Lebih lanjut, Paulus menyebutkan "orang yang tamak menipu." Ini merujuk pada individu yang didorong oleh keserakahan, keinginan yang tak terpuaskan akan harta benda atau kekuasaan. Mereka bisa saja menggunakan dalih pelayanan untuk menarik sumbangan, meminta dukungan finansial secara berlebihan, atau memanfaatkan posisi mereka untuk mendapatkan keuntungan ekonomi yang tidak pantas. Penipuan yang mereka lakukan bisa bersifat halus maupun terang-terangan, namun intinya adalah mengutamakan hasrat duniawi di atas prinsip-prinsip rohani.
Menariknya, Paulus tidak hanya menyatakan hal ini kepada jemaat Tesalonika, tetapi ia juga menjadikan Allah sebagai saksi. Frasa "sebab Allah adalah saksi kami" menunjukkan keseriusan dan keyakinan mutlak Paulus akan kejujurannya. Ia tidak takut dihakimi oleh manusia, karena ia tahu bahwa Allah Maha Mengetahui segala sesuatu, termasuk isi hati dan motivasi terdalamnya. Ini adalah penegasan bahwa integritas mereka telah teruji di hadapan Sang Pencipta, bukan sekadar di hadapan manusia yang bisa terpedaya oleh penampilan luar.
Pentingnya Integritas dalam Pelayanan
Ajaran ini sangat relevan bagi gereja dan setiap individu yang terlibat dalam pelayanan Kristus. Pelayanan seharusnya berakar pada kasih yang tulus kepada Tuhan dan sesama, serta didasari oleh kebenaran Firman-Nya. Menggunakan pelayanan sebagai alat untuk menipu, memanipulasi, atau mencari keuntungan pribadi adalah bentuk pengkhianatan terhadap kepercayaan Kristus dan merusak kesaksian Kristus di dunia. Sebaliknya, kejujuran, ketulusan, dan integritas menjadi pondasi yang kokoh untuk membangun jemaat yang sehat dan kuat, yang bertumbuh dalam iman dan kasih.

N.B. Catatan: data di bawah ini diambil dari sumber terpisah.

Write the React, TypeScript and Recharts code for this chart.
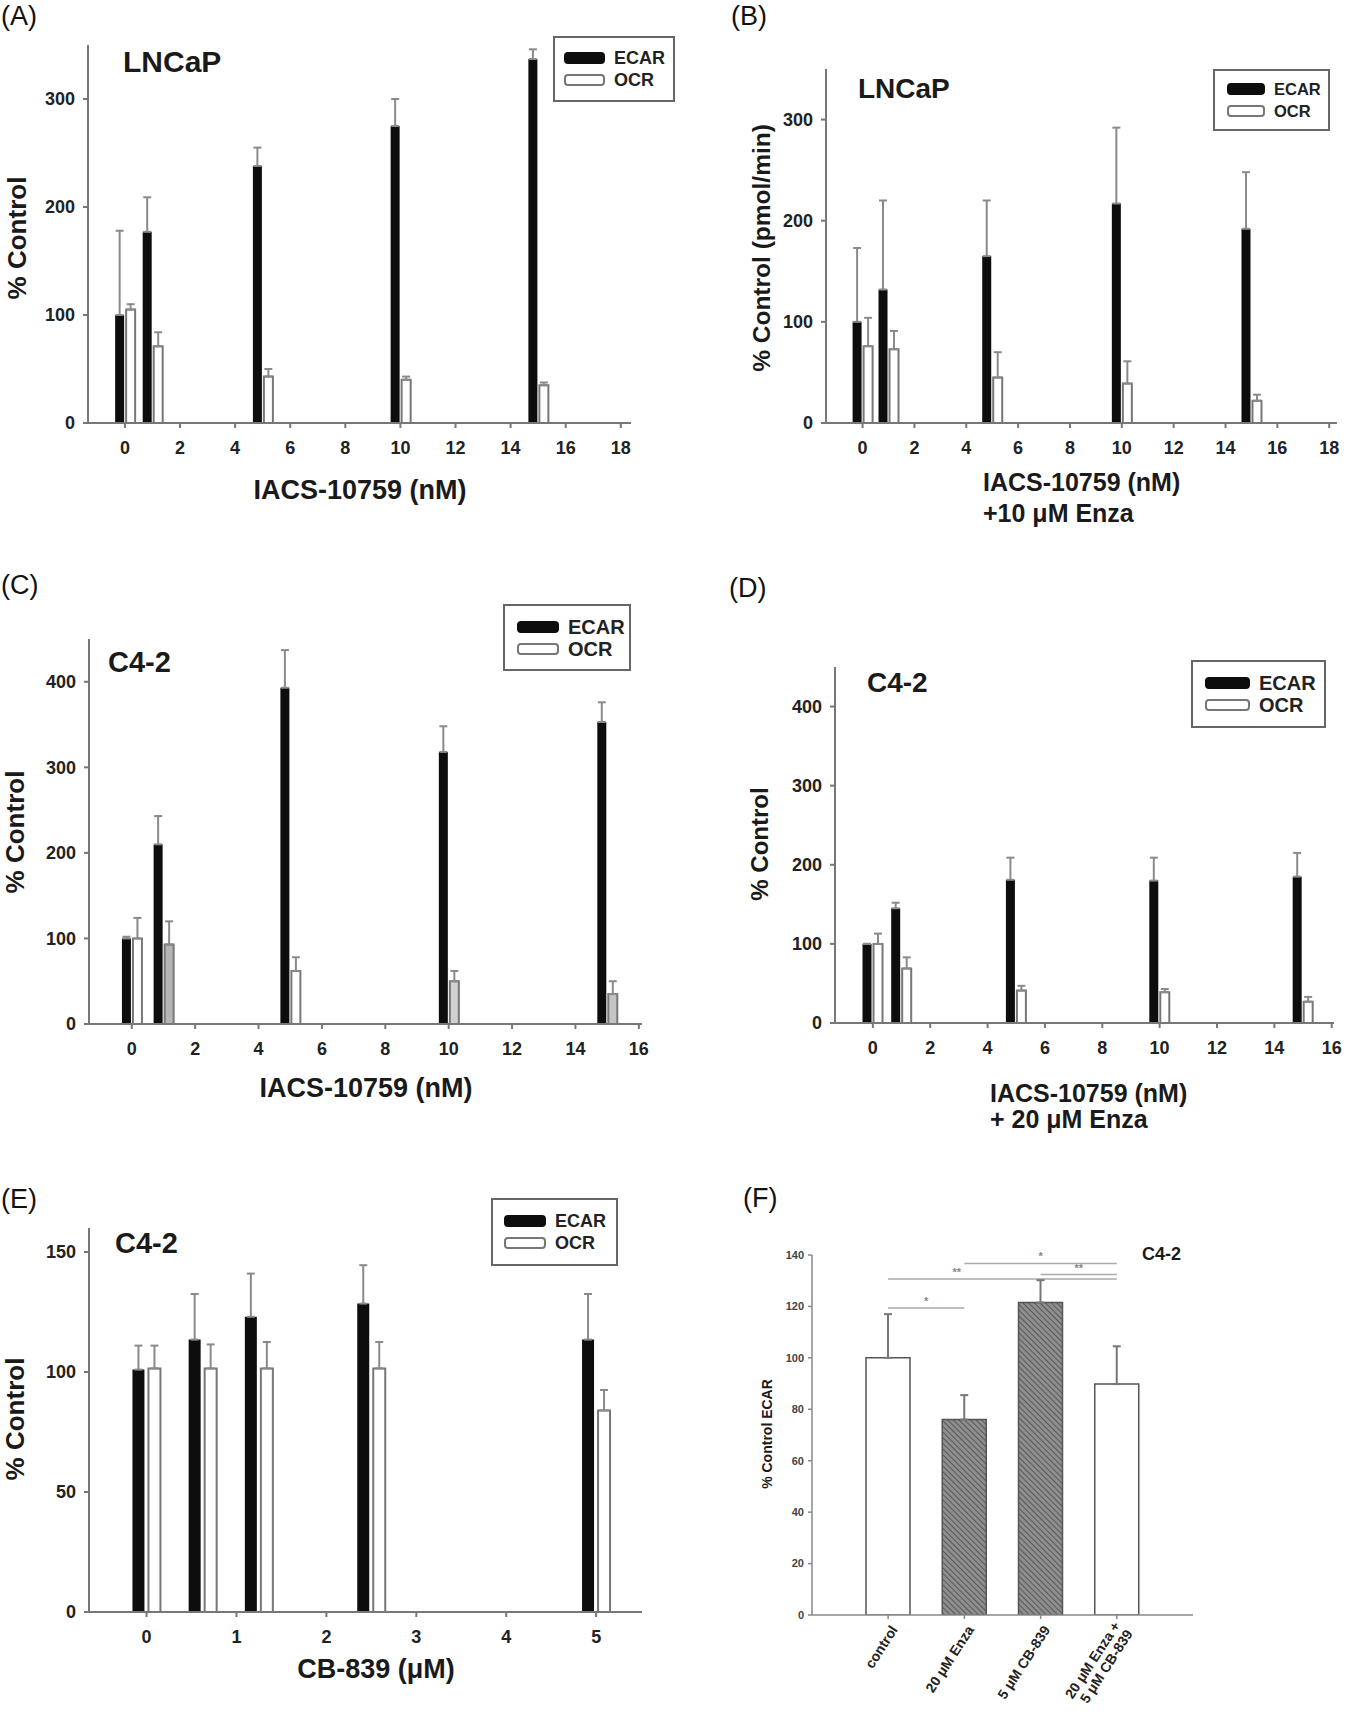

Para pelayan Tuhan dipanggil untuk menjadi teladan dalam segala hal, termasuk dalam cara hidup dan motivasi mereka. Ketaatan pada prinsip "tidak ada penyanjung yang licik, tidak ada orang yang tamak menipu" adalah cerminan dari iman yang teguh dan komitmen total kepada Kristus. Dengan menjadikan Allah sebagai saksi atas setiap tindakan dan perkataan, para pelayan dapat memberikan dampak positif yang abadi bagi Kerajaan Allah dan memuliakan nama-Nya di bumi.
Integritas adalah fondasi yang kokoh dalam pertumbuhan rohani dan pelayanan.
Dalam dunia yang seringkali dipenuhi kepalsuan dan kepentingan pribadi, kesaksian hidup para pelayan yang jujur dan tulus menjadi mercusuar harapan. Semangat 1 Tesalonika 2:5 mengingatkan kita untuk terus memeriksa hati, memurnikan motivasi, dan hidup dalam kebenaran di hadapan Allah, sehingga pelayanan kita dapat sungguh-sungguh membawa terang dan kehidupan bagi banyak orang.